Dembinski · June 4, 2010, 1:35pm

Hi,

I would like to discuss an alternative calculation of the errors in efficiency plots which I carried out recently. And I propose to exchange the current calculation implemented in ROOT with this alternative.

Here is the situation: You know there have been N0 events happening in a detector with unknown efficiency epsilon. Out of these N0 events, that detector observes N1 events (N1 <= N0). The maximum likelihood estimator for the unknown efficiency epsilon of the detector is N1/N0.

Now comes the tricky part: the uncertainty of epsilon, i.e. the confidence interval of the measurement. ROOT has a nice calculation for that since some time which uses a Bayesian approach (see TGraphAsymErrors::BayesDivide(…)). I say nice, because that approach is a correct application of Bayesian reasoning (although it answers the wrong question as I will explain later). It even turns out in this special case that the result practically agrees with the proper Frequentist calculation.

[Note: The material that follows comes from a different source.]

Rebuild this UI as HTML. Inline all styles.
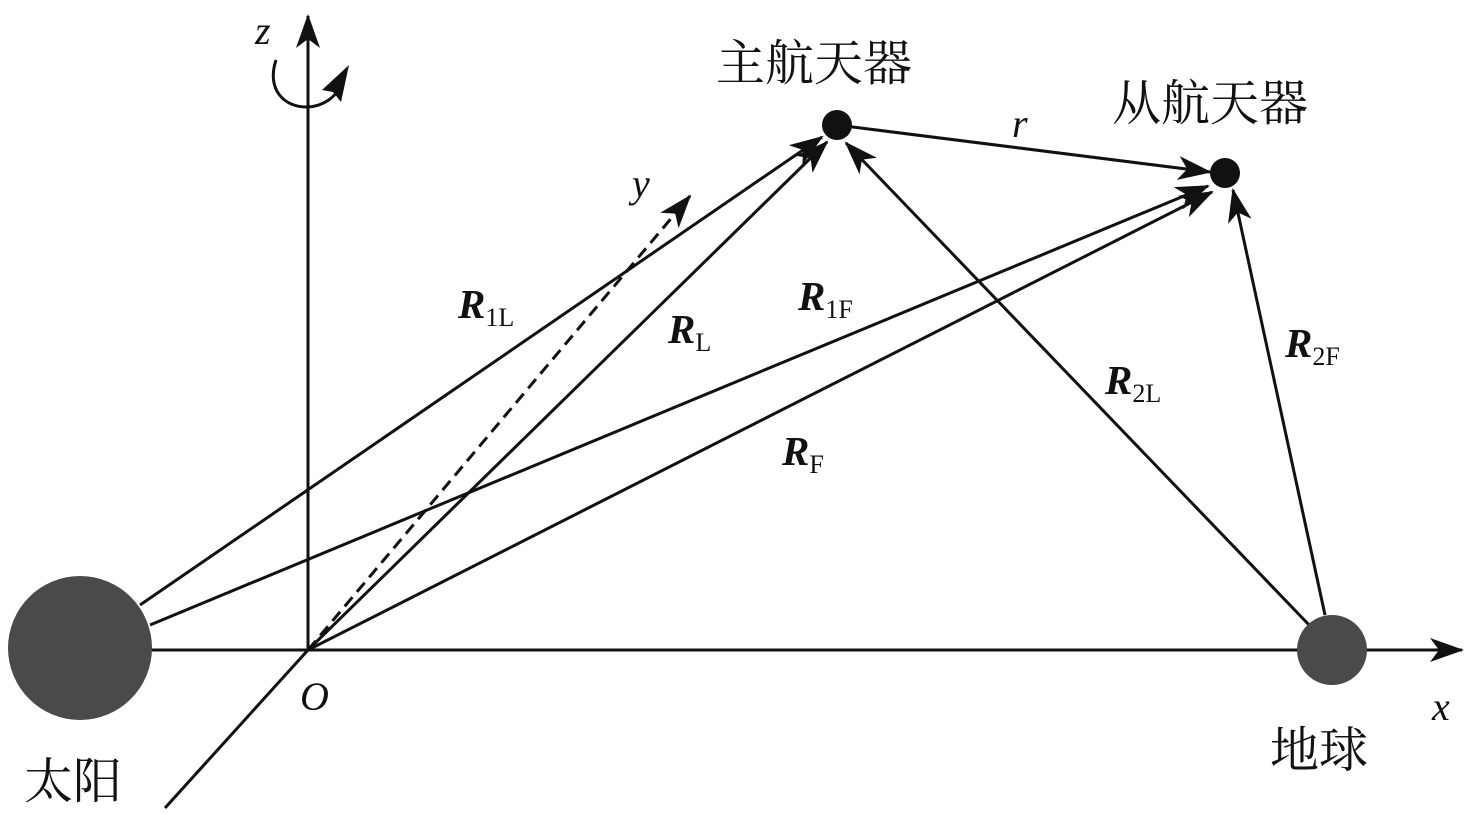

I know that because I did the latter calculation. It is follows the original Neyman construction of confidence intervals exactly which has recently been brought back to the general attention of physicists by the work of Feldman and Cousins. In fact, I mainly did this as an exercise to understand their paper.

You can find the result attached (coverage.png). In that plot I show the coverage of the confidence intervals calculated by ROOT with the Bayesian approach and by the Frequentist approach for N0 = 100 as a function of the true efficency epsilon. You can see that both approaches yield the right coverage only on average. That is a natural consequence of the discreteness of the underlying statistical model, the binomial distribution. This may be hard to understand at first but is nicely explained e.g. in F. James Book: “Statistical Methods in Experimental Physics”, 2nd edition, section 9.2.2, page 227 and following.

In the following, I will not explain how the Frequentist calculation is carried out since it follows a fixed receipt exactly and there is not much to it. Instead, I will concentrate on my actual point.

I propose to replace the calculation of the Bayesian interval in ROOT with the calculation of the Frequentist interval even though both methods give almost the same results. The reason is based on philosophy and scientific strictness.

We, as scientists, want to make objective statements. The Frequentist interval has an objective interpretation: if I choose to repeat the same experiment over and over, my confidence interval covers the true value with a frequency equal to the confidence level. This property is called coverage and the Neyman construction in the Frequentist theory is based exactly on this concept.

The concept of coverage does not exist in Bayesian theory. Their intervals quantify a degree of believe. Their rules can be used, for example, to make a bet or to predict the weather or to do event classification. Their reasoning applies to single events and not to repeated events. Using Bayesian statistics to answer questions about the frequency of something to happen in a series of identical experiments is not correct.

Bottom line: Bayesian theory is beautiful, but it should be used within its intended context. In this special case, Bayesian theory happens to give the right coverage by “accident”, due to a special choice of the prior probability density function of epsilon. It gives the right answer - but to the wrong question.

Cheers,
Hans

moneta · June 7, 2010, 2:28pm

Hi ,
we have already planned to add the frequentist calculation for the binomial confidence interval (the Clopper-Pearson intervals) for the next ROOT production release.
Thank you for your post

Lorenzo

Dembinski · June 7, 2010, 5:13pm

Hi Lorenzo,

that is good to know. I figured if I can do this as an exercise, somebody has to have done it already. The Clopper-Pearson interval seems to be the classic construction. I used a little twist in order to avoid the over-coverage and get the same “on-average” coverage than the Bayesian approach.

Cheers,
Hans